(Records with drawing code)
* * * * *

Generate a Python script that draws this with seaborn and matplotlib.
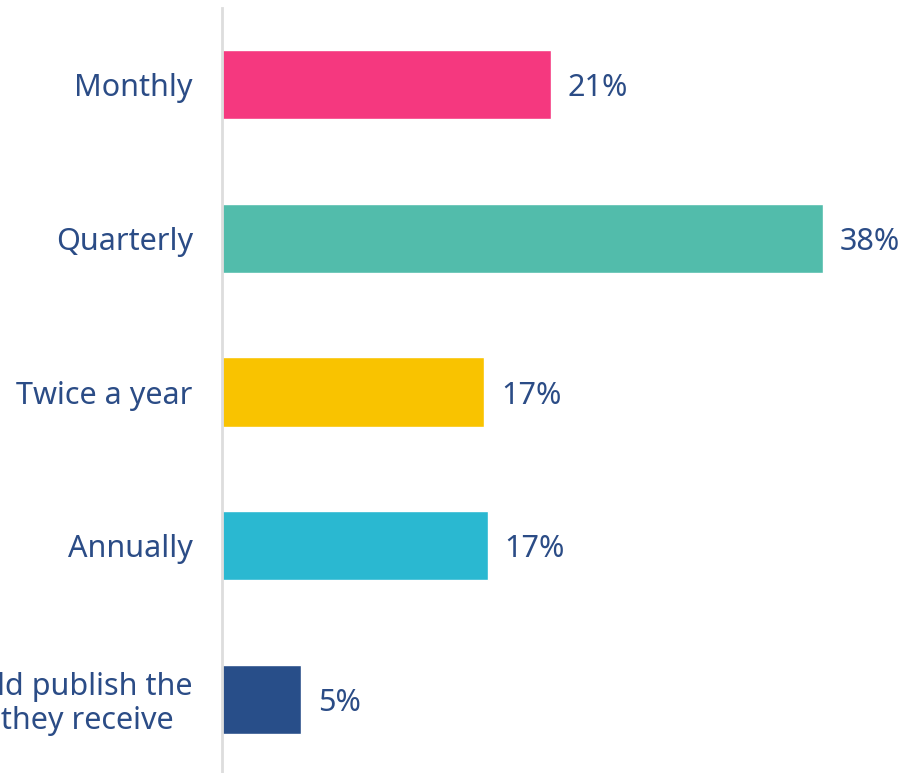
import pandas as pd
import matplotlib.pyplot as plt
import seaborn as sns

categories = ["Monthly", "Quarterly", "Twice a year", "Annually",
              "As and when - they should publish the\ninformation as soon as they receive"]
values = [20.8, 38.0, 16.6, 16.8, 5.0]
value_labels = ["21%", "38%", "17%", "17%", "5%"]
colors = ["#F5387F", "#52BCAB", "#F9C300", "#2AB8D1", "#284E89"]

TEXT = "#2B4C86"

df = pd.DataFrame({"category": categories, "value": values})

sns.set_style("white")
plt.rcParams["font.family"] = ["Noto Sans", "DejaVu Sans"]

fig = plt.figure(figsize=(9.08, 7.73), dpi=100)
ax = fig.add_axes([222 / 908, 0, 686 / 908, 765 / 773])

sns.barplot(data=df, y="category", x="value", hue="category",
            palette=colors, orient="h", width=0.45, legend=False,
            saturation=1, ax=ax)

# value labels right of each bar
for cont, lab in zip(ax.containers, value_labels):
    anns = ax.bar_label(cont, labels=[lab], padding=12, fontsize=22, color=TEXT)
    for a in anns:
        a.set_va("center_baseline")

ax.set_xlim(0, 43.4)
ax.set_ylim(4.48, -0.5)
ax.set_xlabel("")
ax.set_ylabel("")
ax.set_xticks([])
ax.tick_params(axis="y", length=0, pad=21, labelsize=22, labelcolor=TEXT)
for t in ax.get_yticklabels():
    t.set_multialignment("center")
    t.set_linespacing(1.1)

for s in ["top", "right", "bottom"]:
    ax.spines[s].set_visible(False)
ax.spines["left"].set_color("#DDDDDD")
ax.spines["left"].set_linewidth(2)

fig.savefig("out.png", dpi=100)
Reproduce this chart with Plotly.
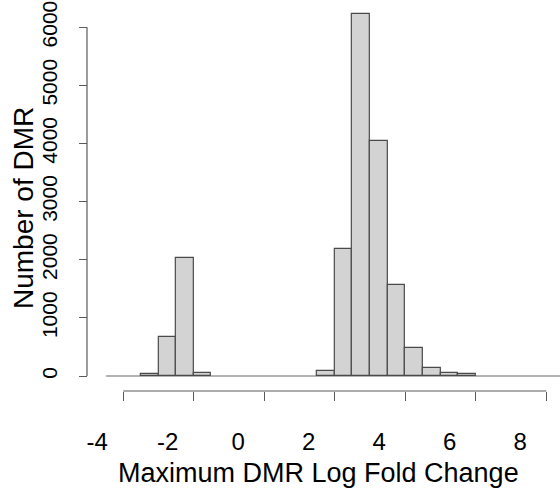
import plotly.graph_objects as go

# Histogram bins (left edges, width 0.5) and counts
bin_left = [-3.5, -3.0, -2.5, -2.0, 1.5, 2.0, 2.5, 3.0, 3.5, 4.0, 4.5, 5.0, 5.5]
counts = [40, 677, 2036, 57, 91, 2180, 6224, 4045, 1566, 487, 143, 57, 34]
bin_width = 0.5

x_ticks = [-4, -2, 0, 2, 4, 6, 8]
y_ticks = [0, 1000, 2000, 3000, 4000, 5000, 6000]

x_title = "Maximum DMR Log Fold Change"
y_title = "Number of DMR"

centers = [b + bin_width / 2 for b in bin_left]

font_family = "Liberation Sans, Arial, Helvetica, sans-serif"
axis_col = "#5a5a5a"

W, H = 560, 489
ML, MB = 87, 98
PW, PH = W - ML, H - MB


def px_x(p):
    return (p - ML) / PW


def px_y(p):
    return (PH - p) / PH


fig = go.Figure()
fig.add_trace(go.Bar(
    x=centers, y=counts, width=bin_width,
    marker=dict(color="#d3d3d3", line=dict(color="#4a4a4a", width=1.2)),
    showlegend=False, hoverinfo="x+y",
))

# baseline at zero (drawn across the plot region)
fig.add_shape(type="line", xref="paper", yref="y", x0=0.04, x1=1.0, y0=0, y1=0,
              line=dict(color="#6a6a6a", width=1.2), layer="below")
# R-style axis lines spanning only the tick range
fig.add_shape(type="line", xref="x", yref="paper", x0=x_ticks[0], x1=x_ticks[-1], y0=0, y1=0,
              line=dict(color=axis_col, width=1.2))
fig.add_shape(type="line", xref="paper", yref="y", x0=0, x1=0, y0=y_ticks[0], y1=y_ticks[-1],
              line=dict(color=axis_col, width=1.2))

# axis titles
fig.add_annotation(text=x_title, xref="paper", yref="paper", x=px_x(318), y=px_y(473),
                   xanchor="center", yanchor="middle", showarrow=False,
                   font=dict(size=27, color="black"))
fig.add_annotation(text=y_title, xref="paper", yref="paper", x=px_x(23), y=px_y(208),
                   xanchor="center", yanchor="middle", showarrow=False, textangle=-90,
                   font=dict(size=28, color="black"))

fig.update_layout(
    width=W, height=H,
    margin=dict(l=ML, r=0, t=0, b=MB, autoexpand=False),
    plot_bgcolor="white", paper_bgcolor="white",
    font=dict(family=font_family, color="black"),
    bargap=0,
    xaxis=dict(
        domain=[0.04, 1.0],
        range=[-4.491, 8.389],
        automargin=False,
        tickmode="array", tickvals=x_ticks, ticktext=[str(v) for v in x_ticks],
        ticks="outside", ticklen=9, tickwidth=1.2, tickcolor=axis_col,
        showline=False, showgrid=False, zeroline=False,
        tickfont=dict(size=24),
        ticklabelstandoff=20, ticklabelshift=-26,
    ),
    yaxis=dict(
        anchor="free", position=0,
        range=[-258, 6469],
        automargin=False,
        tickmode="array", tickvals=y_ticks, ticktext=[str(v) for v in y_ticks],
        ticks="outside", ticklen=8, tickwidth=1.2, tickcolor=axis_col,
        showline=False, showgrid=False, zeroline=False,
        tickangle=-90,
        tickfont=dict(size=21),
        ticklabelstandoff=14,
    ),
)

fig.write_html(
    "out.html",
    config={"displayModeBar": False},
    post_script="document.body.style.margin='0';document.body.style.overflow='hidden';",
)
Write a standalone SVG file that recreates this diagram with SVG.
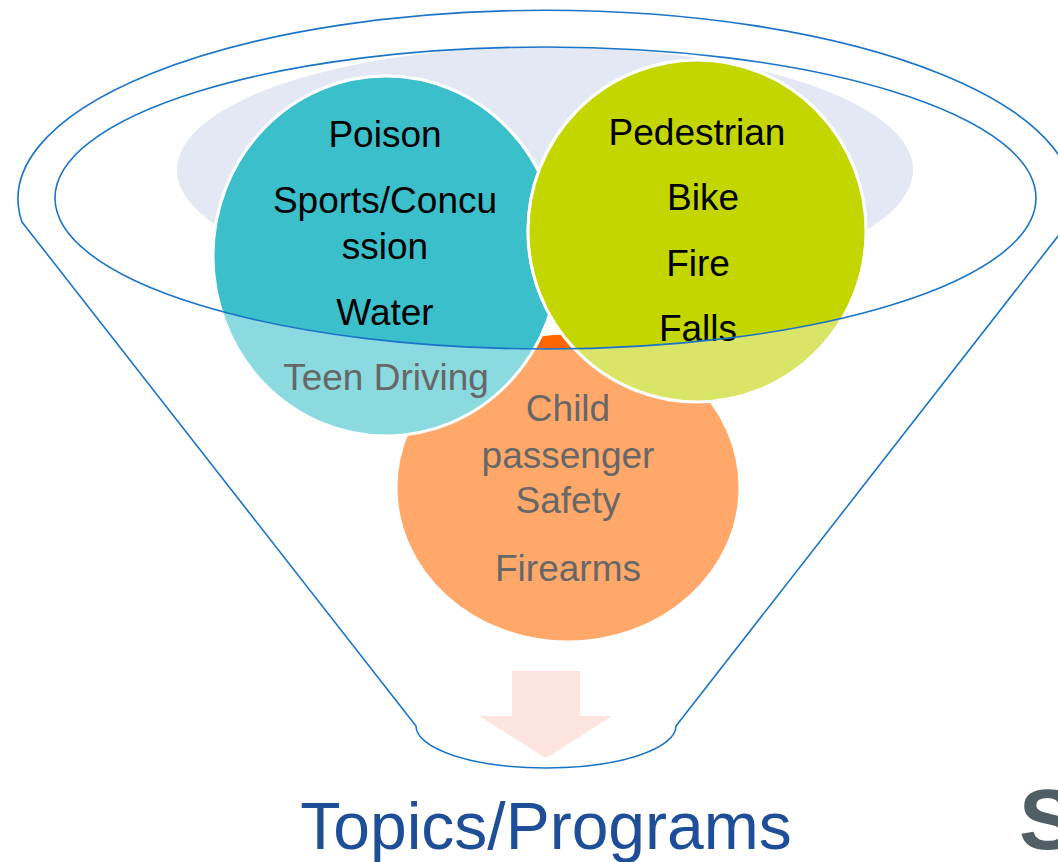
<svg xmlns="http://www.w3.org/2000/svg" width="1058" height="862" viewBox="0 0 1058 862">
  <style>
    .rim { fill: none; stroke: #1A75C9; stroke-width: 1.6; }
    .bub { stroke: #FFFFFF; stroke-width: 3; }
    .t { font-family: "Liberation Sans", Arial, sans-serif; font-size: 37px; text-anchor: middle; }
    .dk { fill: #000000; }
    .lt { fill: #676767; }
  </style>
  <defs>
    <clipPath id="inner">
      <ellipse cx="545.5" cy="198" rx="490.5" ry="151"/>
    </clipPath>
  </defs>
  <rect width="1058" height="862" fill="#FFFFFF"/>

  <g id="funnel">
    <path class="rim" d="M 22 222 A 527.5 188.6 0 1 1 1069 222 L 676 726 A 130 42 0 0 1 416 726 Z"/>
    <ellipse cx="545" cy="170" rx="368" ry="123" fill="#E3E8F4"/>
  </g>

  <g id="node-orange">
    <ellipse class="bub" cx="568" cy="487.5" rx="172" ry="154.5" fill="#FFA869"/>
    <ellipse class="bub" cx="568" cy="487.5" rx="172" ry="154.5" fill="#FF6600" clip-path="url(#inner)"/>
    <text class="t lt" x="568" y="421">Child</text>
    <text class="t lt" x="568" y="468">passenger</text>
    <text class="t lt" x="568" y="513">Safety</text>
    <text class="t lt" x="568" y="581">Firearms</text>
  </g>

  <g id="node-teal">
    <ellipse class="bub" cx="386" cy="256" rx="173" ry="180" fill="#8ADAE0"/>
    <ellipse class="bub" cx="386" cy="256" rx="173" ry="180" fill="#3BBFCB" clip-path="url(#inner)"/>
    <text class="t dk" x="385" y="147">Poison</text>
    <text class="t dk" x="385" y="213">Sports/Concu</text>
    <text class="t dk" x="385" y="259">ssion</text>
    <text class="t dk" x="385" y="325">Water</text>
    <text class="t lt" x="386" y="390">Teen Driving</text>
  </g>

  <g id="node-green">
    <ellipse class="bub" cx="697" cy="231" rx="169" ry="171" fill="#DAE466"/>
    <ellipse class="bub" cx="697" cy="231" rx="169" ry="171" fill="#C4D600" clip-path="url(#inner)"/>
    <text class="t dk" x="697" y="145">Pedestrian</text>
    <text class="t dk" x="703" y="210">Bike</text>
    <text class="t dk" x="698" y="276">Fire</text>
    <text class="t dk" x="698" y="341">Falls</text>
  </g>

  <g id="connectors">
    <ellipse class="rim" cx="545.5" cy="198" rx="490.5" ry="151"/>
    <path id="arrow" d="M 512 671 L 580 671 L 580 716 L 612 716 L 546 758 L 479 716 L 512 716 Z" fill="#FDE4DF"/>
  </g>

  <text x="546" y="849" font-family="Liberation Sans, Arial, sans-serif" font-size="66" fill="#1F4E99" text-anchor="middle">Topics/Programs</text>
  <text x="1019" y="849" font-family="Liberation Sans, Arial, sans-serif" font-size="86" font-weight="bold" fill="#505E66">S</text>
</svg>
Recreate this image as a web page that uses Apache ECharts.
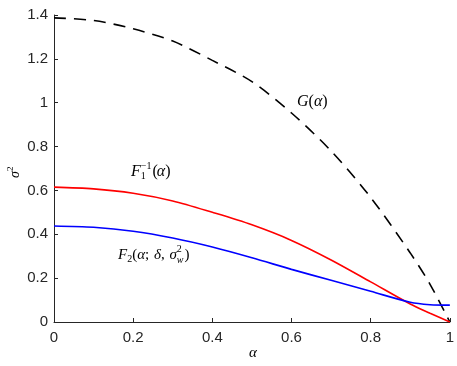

* * * * *

* **Description of the task**: Gather from the data above every line with the string "seaborn".

* **Exercise solution**:
Generate a Python script that draws this with seaborn and matplotlib.
import seaborn as sns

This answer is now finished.